You'd basically need a rack mount server full of Nvidia H100 cards (80 Vram, they cost $40 thousand us dollars each). So... good luck with that? On the relatively cheap end Nvidia tesla cards are kinda cheap used, 24 gig ones going for ~$200 with architectures from a few years ago. That's still nearly $3000 worth of cards not counting the rest of the whole computer. This isn't really something you can run out home without having a whole "operation" going on.

logicallee 1243 days ago

got it, thanks.

flockonus 1243 days ago

fp4 ?= float point of 4 bits??? I was already mind blown by floats of 8b, how can you fit any float precision in 4b?

Dylan16807 1243 days ago

For weights, the order of magnitude is the important part. And the sign bit. So you can get pretty good coverage with only 16 values.

JellyBeanThief 1243 days ago

Down that far, I start to wonder if trinary circuits might become useful again.

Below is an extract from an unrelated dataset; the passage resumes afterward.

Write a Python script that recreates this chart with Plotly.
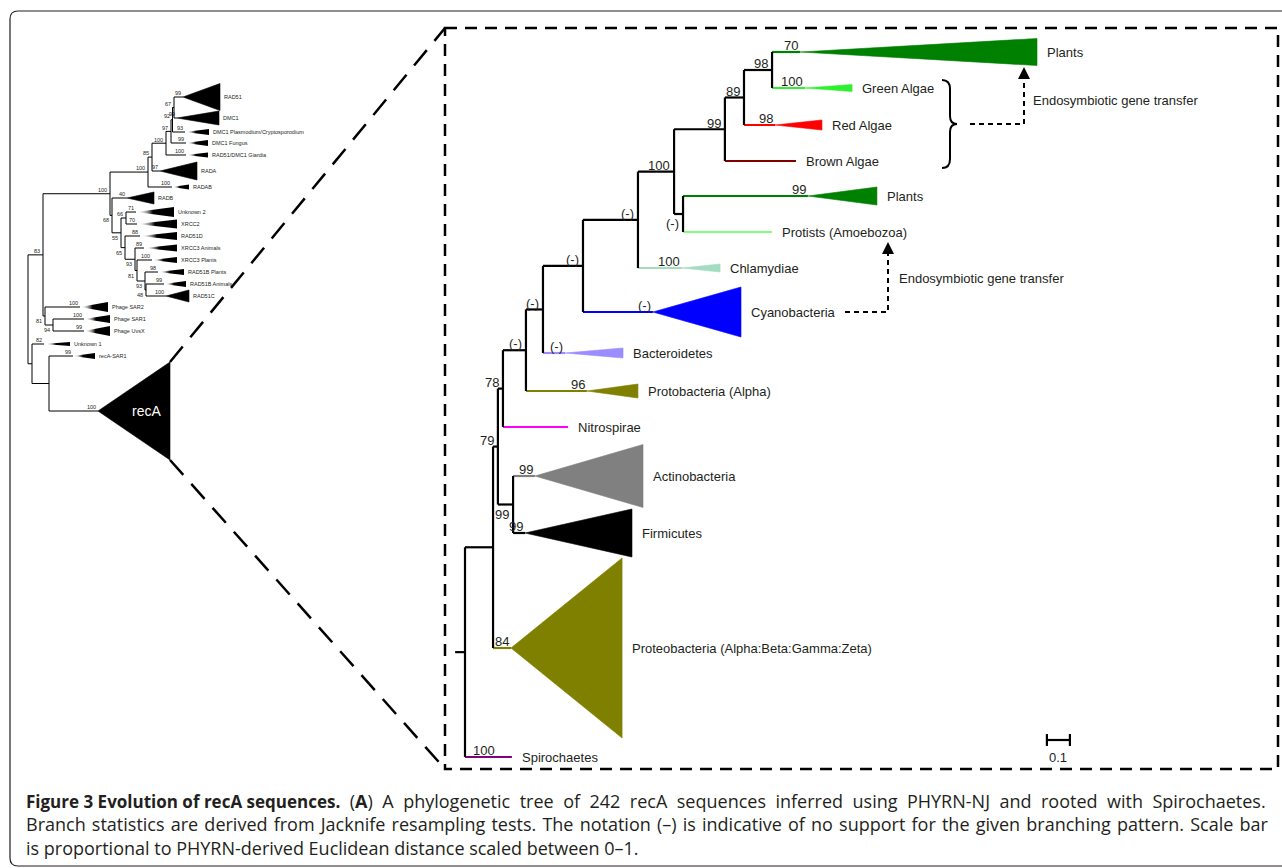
import plotly.graph_objects as go

W, H = 1282, 868

# ---------------- DATA ----------------
# Right panel: recA tree, x = PHYRN-derived distance from the root
R_NODES = ['root', 'nD', 'nB', 'nA', 'nAF', 'nC4', 'nC3', 'nC2', 'nC1', 'n100', 'nPP', 'n99', 'n89', 'n98']
R_NODE_DEPTH = [0.000, 0.122, 0.143, 0.165, 0.209, 0.265, 0.339, 0.513, 0.752, 0.909, 0.948, 1.130, 1.213, 1.335]
R_NODE_SUPPORT = ['', '', '79', '78', '99', '(-)', '(-)', '(-)', '(-)', '100', '(-)', '99', '89', '98']
R_NODE_CHILDREN = [['nD', 'spiro'], ['nB', 'proteo'], ['nA', 'nAF'], ['nC4', 'nitro'], ['actino', 'firm'],
                   ['nC3', 'alpha'], ['nC2', 'bact'], ['nC1', 'cyano'], ['n100', 'chlam'], ['n99', 'nPP'],
                   ['plants2', 'protists'], ['n89', 'brown'], ['n98', 'red'], ['plants1', 'green']]

R_LEAVES = ['plants1', 'green', 'red', 'brown', 'plants2', 'protists', 'chlam', 'cyano', 'bact',
            'alpha', 'nitro', 'actino', 'firm', 'proteo', 'spiro']
R_LEAF_NAME = ['Plants', 'Green Algae', 'Red Algae', 'Brown Algae', 'Plants', 'Protists (Amoebozoa)',
               'Chlamydiae', 'Cyanobacteria', 'Bacteroidetes', 'Protobacteria (Alpha)', 'Nitrospirae',
               'Actinobacteria', 'Firmicutes', 'Proteobacteria (Alpha:Beta:Gamma:Zeta)', 'Spirochaetes']
R_LEAF_ROW = [52, 88, 125, 161, 196, 232, 268, 312, 353, 391, 427, 476, 533, 648, 757]
R_LEAF_APEX = [1.457, 1.478, 1.348, None, 1.491, None, 0.943, 0.817, 0.435, 0.530, None, 0.304, 0.261, 0.200, 0.139]
R_LEAF_TIP = [2.487, 1.683, 1.552, 1.439, 1.791, 1.335, 1.109, 1.200, 0.687, 0.752, 0.448, 0.774, 0.726, 0.683, 0.204]
R_LEAF_SPREAD = [13.5, 3.5, 5, 0, 9, 0, 4, 25, 5, 7, 0, 31.5, 24, 90, 0]
R_LEAF_SUPPORT = ['70', '100', '98', '', '99', '', '100', '(-)', '(-)', '96', '', '99', '99', '84', '100']
R_ROOT_STUB = 0.043
SCALE_BAR_LEN = 0.1
SCALE_BAR_LABEL = '0.1'

# Left panel: full RecA/RAD51 family tree (x = relative distance)
L_NODES = ['G', 'I', 'J', 'M', 'O', 'P', 'Q', 'R', 'S', 'N', 'T', 'U', 'V', 'W', 'X', 'Y', 'Z', 'K', 'L', 'E', 'F']
L_NODE_DEPTH = [28, 43, 110, 148, 152, 166, 171, 172.5, 174, 112, 121, 126, 125, 135, 137, 145, 146, 45, 53, 32, 49]
L_NODE_SUPPORT = ['', '83', '100', '100', '85', '100', '97', '92', '67', '68', '55', '66', '65', '93', '81', '93', '48',
                  '81', '94', '', '']
L_NODE_CHILDREN = [['I', 'E'], ['J', 'K'], ['M', 'N'], ['O', 'RADAB'], ['P', 'RADA'], ['Q', 'RAD51/DMC1 Giardia'],
                   ['R', 'DMC1 Fungus'], ['S', 'DMC1 Plasmodium/Cryptosporodium'], ['RAD51', 'DMC1'],
                   ['RADB', 'T'], ['U', 'V'], ['Unknown 2', 'XRCC2'], ['RAD51D', 'W'], ['XRCC3 Animals', 'X'],
                   ['XRCC3 Plants', 'Y'], ['RAD51B Plants', 'Z'], ['RAD51B Animals', 'RAD51C'],
                   ['Phage SAR2', 'L'], ['Phage SAR1', 'Phage UvsX'], ['Unknown 1', 'F'], ['recA-SAR1', 'recA']]
L_LEAVES = ['RAD51', 'DMC1', 'DMC1 Plasmodium/Cryptosporodium', 'DMC1 Fungus', 'RAD51/DMC1 Giardia', 'RADA',
            'RADAB', 'RADB', 'Unknown 2', 'XRCC2', 'RAD51D', 'XRCC3 Animals', 'XRCC3 Plants', 'RAD51B Plants',
            'RAD51B Animals', 'RAD51C', 'Phage SAR2', 'Phage SAR1', 'Phage UvsX', 'Unknown 1', 'recA-SAR1', 'recA']
L_LEAF_ROW = [97, 118, 132, 143, 155, 171, 187, 198, 212, 224, 236, 248, 260, 272, 284, 296, 307, 319, 331, 344, 356, 411]
L_LEAF_APEX = [183, 177, 185, 186, 186, 160, 172, 127, 136, 137, 140, 144, 152, 158, 164, 166, 80, 84, 84, 44, 73, 98]
L_LEAF_TIP = [220, 219, 209, 208, 208, 197, 189, 154, 174, 177, 177, 177, 177, 184, 186, 189, 108, 110, 110, 70, 95, 170]
L_LEAF_SPREAD = [13.5, 7, 3, 3, 2.5, 9, 2.5, 6, 5, 4.5, 4, 3.5, 3, 3, 3, 6, 5, 4, 5, 2, 3, 49]
L_LEAF_SUPPORT = ['99', '99', '93', '99', '100', '97', '100', '40', '71', '70', '88', '89', '100', '98', '99', '100',
                  '100', '100', '99', '82', '99', '100']

CAPTION_TITLE = 'Figure 3 Evolution of recA sequences.'
CAPTION = [
    ' (<b>A</b>) A phylogenetic tree of 242 recA sequences inferred using PHYRN-NJ and rooted with Spirochaetes.',
    'Branch statistics are derived from Jacknife resampling tests. The notation (–) is indicative of no support '
    'for the given branching pattern. Scale bar',
    'is proportional to PHYRN-derived Euclidean distance scaled between 0–1.',
]
EGT_TEXT = 'Endosymbiotic gene transfer'

# ---------------- STYLE / LAYOUT ----------------
R_LEAF_COLOR = ['#008000', '#2ef02e', '#ff0000', '#800000', '#008000', '#80ff80', '#a3dcc0', '#0000ff',
                '#9b8cff', '#808000', '#ff00ff', '#808080', '#000000', '#808000', '#800080']
TXT = '#231f20'
FONT = 'Liberation Sans, Arial, sans-serif'
CAP_FONT = 'Open Sans, sans-serif'
ROOT_PX = 465.0      # pixel position of the right-tree root
PX_PER_UNIT = 230.0  # pixels per distance unit (right tree)

fig = go.Figure()
annotations = []
shapes = []


def ann(x, y, text, xref='x', size=13, xanchor='left', yanchor='middle', xshift=0, yshift=0, color=TXT,
        family=FONT):
    annotations.append(dict(x=x, y=y, xref=xref, yref='y', text=text, showarrow=False, xanchor=xanchor,
                            yanchor=yanchor, xshift=xshift, yshift=yshift,
                            font=dict(size=size, color=color, family=family)))


def tree_rows(nodes, children, leaves, rows):
    ypos = dict(zip(leaves, rows))
    ch = dict(zip(nodes, children))

    def gety(n):
        if n not in ypos:
            ypos[n] = (gety(ch[n][0]) + gety(ch[n][-1])) / 2.0
        return ypos[n]

    for n in nodes:
        gety(n)
    return ypos


def draw_tree(nodes, depths, supports, children, leaves, rows, apex, tips, spread, lsup, colors, names, xaxis,
              lw, sup_size, name_size, gap, name_shift, gradient):
    xref = 'x' if xaxis == 'x' else 'x2'
    ypos = tree_rows(nodes, children, leaves, rows)
    depth = dict(zip(nodes, depths))
    sup = dict(zip(nodes, supports))
    li = {n: i for i, n in enumerate(leaves)}
    bx, by = [], []
    sdy = sup_size * 0.25
    for n in nodes:
        cs = children[nodes.index(n)]
        d = depth[n]
        bx += [d, d, None]
        by += [ypos[cs[0]], ypos[cs[-1]], None]
        for k, c in enumerate(cs):
            if c in depth:
                bx += [d, depth[c], None]
                by += [ypos[c], ypos[c], None]
                if sup[c]:
                    if k == 0:
                        ann(depth[c], ypos[c], sup[c], xref, sup_size, 'right', 'bottom', -gap, -sdy)
                    else:
                        ann(depth[c], ypos[c], sup[c], xref, sup_size, 'right', 'top', -gap, 0)
            else:
                i = li[c]
                col = colors[i]
                has_tri = spread[i] > 0
                end = apex[i] if has_tri else tips[i]
                fig.add_trace(go.Scatter(x=[d, end], y=[ypos[c], ypos[c]], mode='lines', xaxis=xaxis, yaxis='y',
                                         line=dict(color=col, width=lw), hoverinfo='skip', showlegend=False))
                if has_tri:
                    xa, xt, yy, hh = apex[i], tips[i], ypos[c], spread[i]
                    kw = dict(x=[xa, xt, xt, xa], y=[yy, yy - hh, yy + hh, yy], mode='lines', fill='toself',
                              xaxis=xaxis, yaxis='y', hoverinfo='skip', showlegend=False)
                    if gradient and hh <= 5:
                        kw['line'] = dict(width=0, color=col)
                        kw['fillgradient'] = dict(type='horizontal', start=xa, stop=xt,
                                                  colorscale=[[0, 'rgba(255,255,255,0)'], [0.45, col], [1, col]])
                    else:
                        kw['line'] = dict(width=0.6, color=col)
                        kw['fillcolor'] = col
                    fig.add_trace(go.Scatter(**kw))
                if lsup[i]:
                    ann(apex[i], ypos[c], lsup[i], xref, sup_size, 'right', 'bottom', 0, -sdy)
                if c == 'recA':
                    ann(apex[i] + 2 * (tips[i] - apex[i]) / 3, ypos[c], 'recA', xref, 14, 'center', 'middle',
                        0, 0, 'white')
                else:
                    ann(tips[i], ypos[c], names[i], xref, name_size, 'left', 'middle', name_shift, 0)
    fig.add_trace(go.Scatter(x=bx, y=by, mode='lines', xaxis=xaxis, yaxis='y', line=dict(color='black', width=lw),
                             hoverinfo='skip', showlegend=False, connectgaps=False))
    return ypos


# right tree
rpos = draw_tree(R_NODES, R_NODE_DEPTH, R_NODE_SUPPORT, R_NODE_CHILDREN, R_LEAVES, R_LEAF_ROW, R_LEAF_APEX,
                 R_LEAF_TIP, R_LEAF_SPREAD, R_LEAF_SUPPORT, R_LEAF_COLOR, R_LEAF_NAME, 'x2', 2.2, 13, 13, 2, 8,
                 False)
# root stub
fig.add_trace(go.Scatter(x=[-R_ROOT_STUB, 0], y=[rpos['root'], rpos['root']], mode='lines', xaxis='x2',
                         yaxis='y', line=dict(color='black', width=2.2), hoverinfo='skip', showlegend=False))

# left tree
lpos = draw_tree(L_NODES, L_NODE_DEPTH, L_NODE_SUPPORT, L_NODE_CHILDREN, L_LEAVES, L_LEAF_ROW, L_LEAF_APEX,
                 L_LEAF_TIP, L_LEAF_SPREAD, L_LEAF_SUPPORT, ['black'] * len(L_LEAVES), L_LEAVES, 'x', 1.0, 5.5, 5.5,
                 1, 2, True)

# scale bar
sb0 = 2.53
sby = 740
fig.add_trace(go.Scatter(x=[sb0, sb0 + SCALE_BAR_LEN, None, sb0, sb0, None, sb0 + SCALE_BAR_LEN, sb0 + SCALE_BAR_LEN],
                         y=[sby, sby, None, sby - 6, sby + 6, None, sby - 6, sby + 6], mode='lines', xaxis='x2',
                         yaxis='y', line=dict(color='black', width=2.2), hoverinfo='skip', showlegend=False))
ann(sb0 + SCALE_BAR_LEN / 2, sby + 8, SCALE_BAR_LABEL, 'x2', 13, 'center', 'top')

# endosymbiotic gene transfer annotations (positioned off the leaf rows)
top = rpos['green'] - 8
bot = rpos['brown'] + 7
mid = (top + bot) / 2
bx0 = 942
shapes.append(dict(type='path', xref='x', yref='y', line=dict(color='black', width=2),
                   path=f'M {bx0},{top} Q {bx0 + 8},{top} {bx0 + 8},{top + 9} L {bx0 + 8},{mid - 8} '
                        f'Q {bx0 + 8},{mid} {bx0 + 15},{mid} Q {bx0 + 8},{mid} {bx0 + 8},{mid + 8} '
                        f'L {bx0 + 8},{bot - 9} Q {bx0 + 8},{bot} {bx0},{bot}'))
ax1 = 1024
arr1 = rpos['plants1'] + 15
shapes.append(dict(type='path', xref='x', yref='y', line=dict(color='black', width=2, dash='5px,4px'),
                   path=f'M {bx0 + 28},{mid} L {ax1},{mid} L {ax1},{arr1 + 6}'))
annotations.append(dict(x=ax1, y=arr1, ax=ax1, ay=arr1 + 9, xref='x', yref='y', axref='x', ayref='y', text='',
                        showarrow=True, arrowhead=2, arrowsize=1.2, arrowwidth=2, arrowcolor='black'))
ann(ax1 + 7, (arr1 + mid) / 2 + 5, EGT_TEXT, 'x', 13)

cy = rpos['cyano']
ax2 = 888
arr2 = rpos['protists'] + 10
shapes.append(dict(type='path', xref='x', yref='y', line=dict(color='black', width=2, dash='5px,4px'),
                   path=f'M 845,{cy} L {ax2},{cy} L {ax2},{arr2 + 6}'))
annotations.append(dict(x=ax2, y=arr2, ax=ax2, ay=arr2 + 9, xref='x', yref='y', axref='x', ayref='y', text='',
                        showarrow=True, arrowhead=2, arrowsize=1.2, arrowwidth=2, arrowcolor='black'))
ann(ax2 + 9, (arr2 + cy) / 2 + 1, EGT_TEXT, 'x', 13)

# zoom box + connectors
shapes.append(dict(type='rect', xref='x', yref='y', x0=445, x1=1278, y0=28, y1=769,
                   line=dict(color='black', width=2.5, dash='12px,8px')))
rtop = lpos['recA'] - L_LEAF_SPREAD[-1]
rbot = lpos['recA'] + L_LEAF_SPREAD[-1]
rtip = L_LEAF_TIP[-1]
shapes.append(dict(type='line', xref='x', yref='y', x0=rtip, y0=rtop, x1=445, y1=28,
                   line=dict(color='black', width=2.5, dash='20px,12px')))
shapes.append(dict(type='line', xref='x', yref='y', x0=rtip, y0=rbot, x1=445, y1=769,
                   line=dict(color='black', width=2.5, dash='20px,12px')))

# outer rounded frame
shapes.append(dict(type='path', xref='x', yref='y', line=dict(color='#231f20', width=1.2),
                   path='M 1295,11 L 18,11 Q 10,11 10,19 L 10,858 Q 10,866 18,866 L 1295,866'))

# caption (single justified block)
cap_lines = [
    f'<span style="font-size:17px"><b>{CAPTION_TITLE}</b></span>'
    f'<span style="word-spacing:4.8px">{CAPTION[0]}</span>',
    f'<span style="word-spacing:1.5px">{CAPTION[1]}</span>',
    CAPTION[2],
]
annotations.append(dict(x=25, y=788, xref='x', yref='y', text='<br>'.join(cap_lines), showarrow=False,
                        xanchor='left', yanchor='top', align='left', borderpad=0,
                        font=dict(size=18, color=TXT, family=CAP_FONT)))

fig.update_layout(
    width=W, height=H, margin=dict(l=0, r=0, t=0, b=0),
    paper_bgcolor='white', plot_bgcolor='white', showlegend=False,
    xaxis=dict(range=[0, W], visible=False, fixedrange=True),
    xaxis2=dict(range=[-ROOT_PX / PX_PER_UNIT, (W - ROOT_PX) / PX_PER_UNIT], overlaying='x', anchor='y',
                visible=False, fixedrange=True),
    yaxis=dict(range=[H, 0], visible=False, fixedrange=True),
    annotations=annotations, shapes=shapes,
)

fig.write_html("out.html", config={'displayModeBar': False},
               post_script="document.body.style.margin='0';document.body.style.overflow='hidden';")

fp4 with 1-3-0 would mean 27 values if the first bit were interpreted as binary. But--and an engineer should check me on this cause to me a transistor is a distant abstraction--I think you could double that to 54 values if you were clever with the sign bit and arithmetic circuitry. Maybe push it to 42 if only some of my intuition is wrong.

blagie 1243 days ago

You're wrong on many levels.

The basic reason for binary is because it's generally faster, especially as you scale to smaller transistors with more noise.

int_19h 1241 days ago

Here's how Brusentsov (who designed https://en.wikipedia.org/wiki/Setun) described the rationale for his choice of ternary:

"At that time [1955], transistors were not yet available, but it was clear that the machine should not use vacuum tubes. Tubes have a short lifespan, and tube-based machines were idle most of the time because they were always being repaired. A tube machine worked at best for several hours, then it was necessary to look for another malfunction. Yuli Izrailevich Gutenmakher built the LEM-1 machine on ferrite-diode elements. The thought occurred to me that since there are no transistors, then you can try to make a computer on these elements. Sobolev, whom everyone respected very much, arranged for me to go on an internship with Gutenmacher. I studied everything in detail. Since I am a radio engineer by education, I immediately saw that not everything should be done the way they did it. The first thing I noticed is that they use a pair of cores for each bit, one working and one compensating. And an idea came to my mind: what if we make the compensation core do work, as well? Then each cell becomes three-state. Consequently, the number of cores in Setun was seven times less than in LEM-1."

(https://notesofprogrammer.blogspot.com/2010/03/blog-post.htm...)

Dylan16807 1243 days ago

But why? There's nothing special about having 4 storage elements. If you want 54 values then 6 bits are going to be just as effective as 4 trits, and easier to implement in every way.